Concerning discharge coefficient compensation, which is provided to correct for gas expansion, and concerning thermal expansion factors in the DP mass flow equation, it should be emphasized that the value of natural gas is a function of its composition and heating value, and pressure and/or temperature don't detect either of them, no matter how often the calculation is performed.
In addition, the DP cell doesn't measure mass flow (nor volumetric flow); it measures the square root of the pressure differential across a flow element. Also, the DP cell is only one component in the flow detection loop, and therefore it's misleading to imply that the DP accuracy and the flow measurement accuracy are the same. They are not. The flow measurement error is the sum of all other loop component errors, including installation ones.
You say your flow measurement error is ±1% without stating ±1% of what. If you are claiming a ±1% AR (actual reading) accuracy at minimum flow (full flow divided by 14), then you're claiming that your detector's full scale flow accuracy is 1/14 = ±0.071% FS. If that's what you claim, that means that in terms of ΔP, you're claiming an accuracy of ½00 = ±0.005% FS, which is obviously unrealistic.
On the other hand, if your ±1% flow accuracy claim refers to ±1% FS, that error at minimum flow corresponds to an error of ±14% AR, which makes the measurement useless.
A: Regarding the use of DP flowmeters for custody transfer, my advice has always been, don’t.
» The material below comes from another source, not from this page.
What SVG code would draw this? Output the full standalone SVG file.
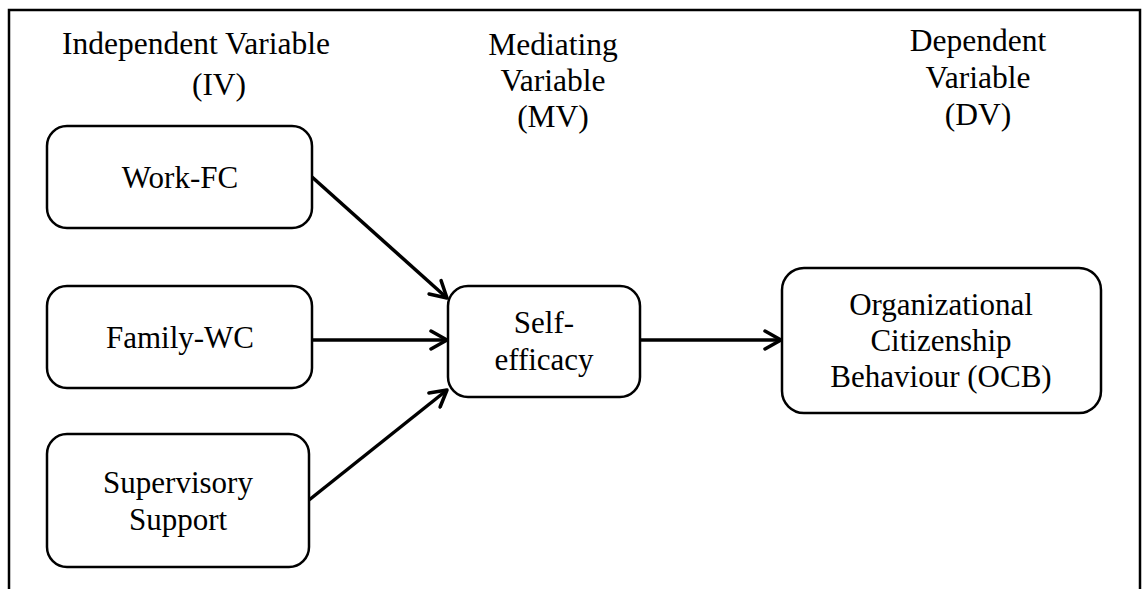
<svg xmlns="http://www.w3.org/2000/svg" width="1143" height="589" viewBox="0 0 1143 589">
  <defs>
    <style>
      text { font-family: "Liberation Serif", "Times New Roman", serif; font-size: 31px; fill: #000; text-anchor: middle; }
      .head { font-size: 31.5px; }
      .box { fill: #fff; stroke: #000; stroke-width: 2.5; }
      .edge { fill: none; stroke: #000; stroke-width: 3.5; }
      .frame { fill: none; stroke: #000; stroke-width: 2.5; }
    </style>
    <marker id="arrow" viewBox="0 0 22 22" markerWidth="22" markerHeight="22" refX="19" refY="11" orient="auto" markerUnits="userSpaceOnUse">
      <path d="M3,2 L19,11 L3,20" fill="none" stroke="#000" stroke-width="3.5" stroke-linecap="round" stroke-linejoin="round"/>
    </marker>
  </defs>

  <rect width="1143" height="589" fill="#fff"/>
  <!-- outer frame, open at the bottom -->
  <path class="frame" d="M9,592 V10 H1140 V592"/>

  <!-- column headings -->
  <g id="heading-iv" class="head">
    <text class="head" x="196" y="54">Independent Variable</text>
    <text class="head" x="219" y="95">(IV)</text>
  </g>
  <g id="heading-mv">
    <text class="head" x="553" y="55">Mediating</text>
    <text class="head" x="553" y="91">Variable</text>
    <text class="head" x="553" y="127">(MV)</text>
  </g>
  <g id="heading-dv">
    <text class="head" x="978" y="51">Dependent</text>
    <text class="head" x="978" y="88">Variable</text>
    <text class="head" x="978" y="125">(DV)</text>
  </g>

  <!-- connectors -->
  <g id="connectors">
    <line class="edge" x1="312" y1="177" x2="447" y2="298" marker-end="url(#arrow)"/>
    <line class="edge" x1="312" y1="340" x2="447" y2="340" marker-end="url(#arrow)"/>
    <line class="edge" x1="309" y1="500" x2="447" y2="390" marker-end="url(#arrow)"/>
    <line class="edge" x1="640" y1="340" x2="781" y2="340" marker-end="url(#arrow)"/>
  </g>

  <g id="work-fc">
    <rect class="box" x="47" y="126" width="265" height="102" rx="20"/>
    <text x="180" y="188">Work-FC</text>
  </g>
  <g id="family-wc">
    <rect class="box" x="47" y="286" width="265" height="102" rx="20"/>
    <text x="180" y="348">Family-WC</text>
  </g>
  <g id="supervisory-support">
    <rect class="box" x="47" y="434" width="262" height="133" rx="20"/>
    <text x="178" y="493">Supervisory</text>
    <text x="178" y="530">Support</text>
  </g>
  <g id="self-efficacy">
    <rect class="box" x="448" y="286" width="192" height="111" rx="20"/>
    <text x="544" y="333">Self-</text>
    <text x="544" y="370">efficacy</text>
  </g>
  <g id="ocb">
    <rect class="box" x="782" y="268" width="319" height="145" rx="22"/>
    <text x="941" y="315">Organizational</text>
    <text x="941" y="351">Citizenship</text>
    <text x="941" y="387">Behaviour (OCB)</text>
  </g>
</svg>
Aside from the fact that DP flowmeters were never intended for measuring mass flow, there's the frequent error of installation and wear of the orifice, which doesn't maintain a sharp edge.
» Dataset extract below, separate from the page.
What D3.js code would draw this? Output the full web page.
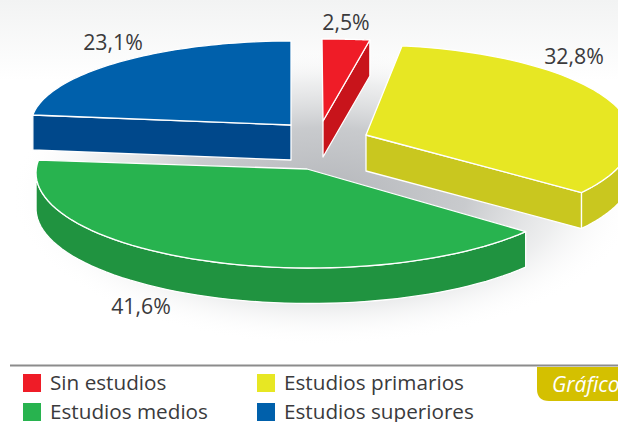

For the ISA CAP course, I teach that an orifice/DP flowmeter is great for control purposes, since even when incorrect, it is consistently incorrect and highly useful for flow control. I've even used orifice/DP for measuring steam flow in an energy/mass balance situation on a paper machine, but that's far from custody transfer.
However, even with pressure and temperature compensation, it just isn't accurate enough for custody transfer. I recommend a Coriolis flowmeter, or for some liquids in a low-flow situation, a positive displacement pump. In class, I use an example of meter accuracy vs. tank level measurement for custody transfer. Only a Coriolis flowmeter can rival the accuracy of custody transfer through tank level measurement.